Hume AI open-sourced TADA (Text-Acoustic Dual Alignment) on March 10 — a text-to-speech model built around a simple but consequential architectural choice: align every audio frame to exactly one text token.

The Core Problem With Current TTS

In most LLM-based TTS systems, audio tokens vastly outnumber text tokens. One second of audio can require 12–75 audio frames but only 2–3 text tokens, forcing the model to juggle mismatched sequence lengths. That mismatch causes slow inference, bloated context windows, and a tendency to hallucinate — inserting, skipping, or garbling words.

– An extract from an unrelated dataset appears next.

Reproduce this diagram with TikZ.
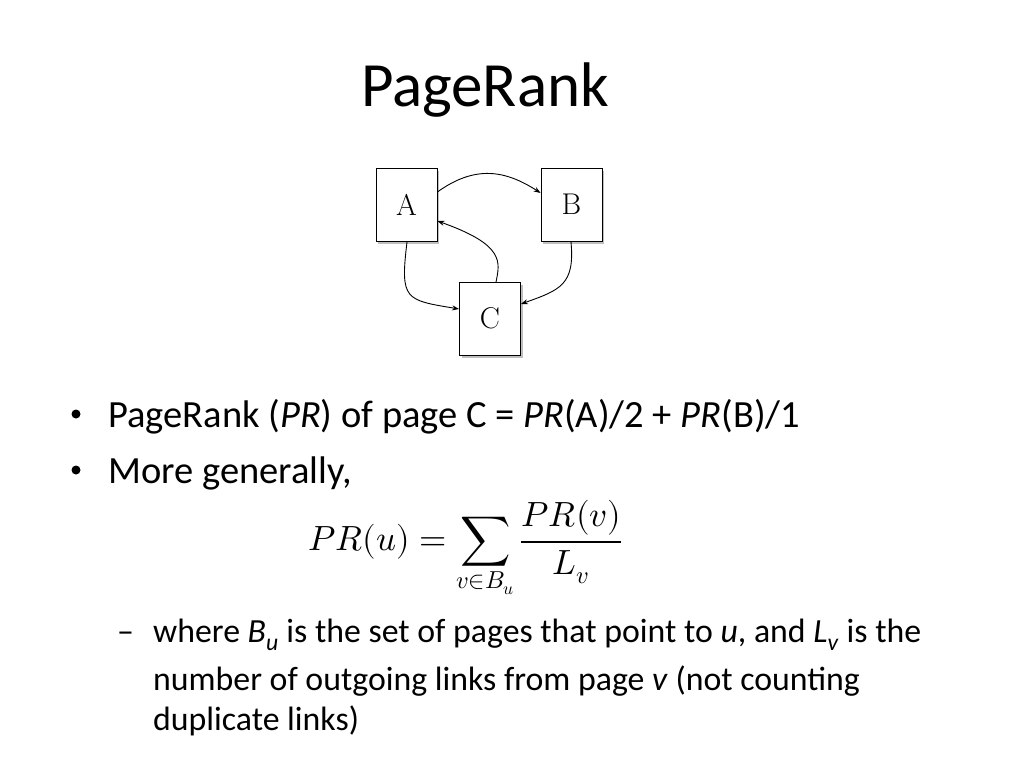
\documentclass[tikz,border=0pt]{standalone}
\usepackage{fontspec}
\setmainfont{Carlito}
\usepackage{unicode-math}
\setmathfont{Latin Modern Math}
\usetikzlibrary{arrows.meta,shadows}
\begin{document}
\begin{tikzpicture}[x=1pt,y=-1pt,
  box/.style={draw=black,fill=white,line width=0.8pt,minimum width=61pt,minimum height=73pt,inner sep=0pt,font=\fontsize{30}{30}\selectfont\rmfamily,drop shadow={shadow xshift=2pt,shadow yshift=-3pt,opacity=0.5}},
  edge/.style={draw,line width=0.9pt,-{Stealth[length=7pt,width=5pt]}},
  txt/.style={anchor=base west,inner sep=0pt,font=\fontsize{38.5}{38.5}\selectfont},
  sub/.style={anchor=base west,inner sep=0pt,font=\fontsize{33.8}{33.8}\selectfont}]
\useasboundingbox (0,0) rectangle (1024,768);
\node[anchor=base,inner sep=0pt,font=\fontsize{63}{63}\selectfont] (title) at (485,106) {PageRank};
\node[box] (A) at (406.5,204.5) {\fontspec{Latin Modern Roman}A};
\node[box] (B) at (571.5,204.5) {\fontspec{Latin Modern Roman}B};
\node[box] (C) at (490,318.5) {\fontspec{Latin Modern Roman}C};
\draw[edge] (A.east|-0,192) .. controls (475,165) and (505,170) .. (B.west|-0,193);
\draw[edge] (496,282) .. controls (500,262) and (505,245) .. (A.east|-0,221);
\draw[edge] (407,242) .. controls (400,300) and (405,300) .. (C.west|-0,309);
\draw[edge] (571,242) .. controls (575,285) and (560,290) .. (C.east|-0,304);
\node[circle,fill=black,inner sep=0pt,minimum size=9pt] (d1) at (76,414) {};
\node[txt] (l1) at (108,427) {PageRank (\textit{PR}) of page C = \textit{PR}(A)/2 + \textit{PR}(B)/1};
\node[circle,fill=black,inner sep=0pt,minimum size=9pt] (d2) at (76,470) {};
\node[txt] (l2) at (108,483) {More generally,};
\node[anchor=center,inner sep=0pt,font=\fontsize{35}{35}\selectfont] (f) at (465,550) {$PR(u)=\displaystyle\sum_{v\in B_u}\frac{PR(v)}{L_v}$};
\node[sub] (d3) at (117,642) {–};
\node[sub] (s1) at (153,642) {where \textit{B}\textsubscript{\textit{u}} is the set of pages that point to \textit{u}, and \textit{L}\textsubscript{\textit{v}} is the};
\node[sub] (s2) at (153,690) {number of outgoing links from page \textit{v} (not counting};
\node[sub] (s3) at (153,730) {duplicate links)};
\end{tikzpicture}
\end{document}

TADA eliminates the mismatch entirely. Its tokenization schema produces a single synchronized stream where one LLM step generates exactly one text token and one audio frame. A flow-matching decoder converts the model's output into the actual audio signal.

What That Buys You

The results are concrete. TADA achieves a real-time factor of 0.09, generating speech more than 5x faster than comparable systems. In testing on over 1,000 samples from LibriTTS-R, it produced zero hallucinations — no skipped content, no inserted words, no garbled speech.

Context efficiency is also notably better. Conventional TTS systems hit their 2,048-token context ceiling at around 70 seconds of audio. TADA fits roughly 700 seconds in the same budget.

In human evaluation on the EARS dataset, TADA scored 4.18 out of 5.0 for speaker similarity and 3.78 for naturalness — second overall, ahead of models trained on substantially larger datasets.

Available Now

Code and pre-trained weights are available under an open-source license. Both English and multilingual models are included. The model is lightweight enough for on-device deployment on phones and edge hardware, with no cloud dependency required.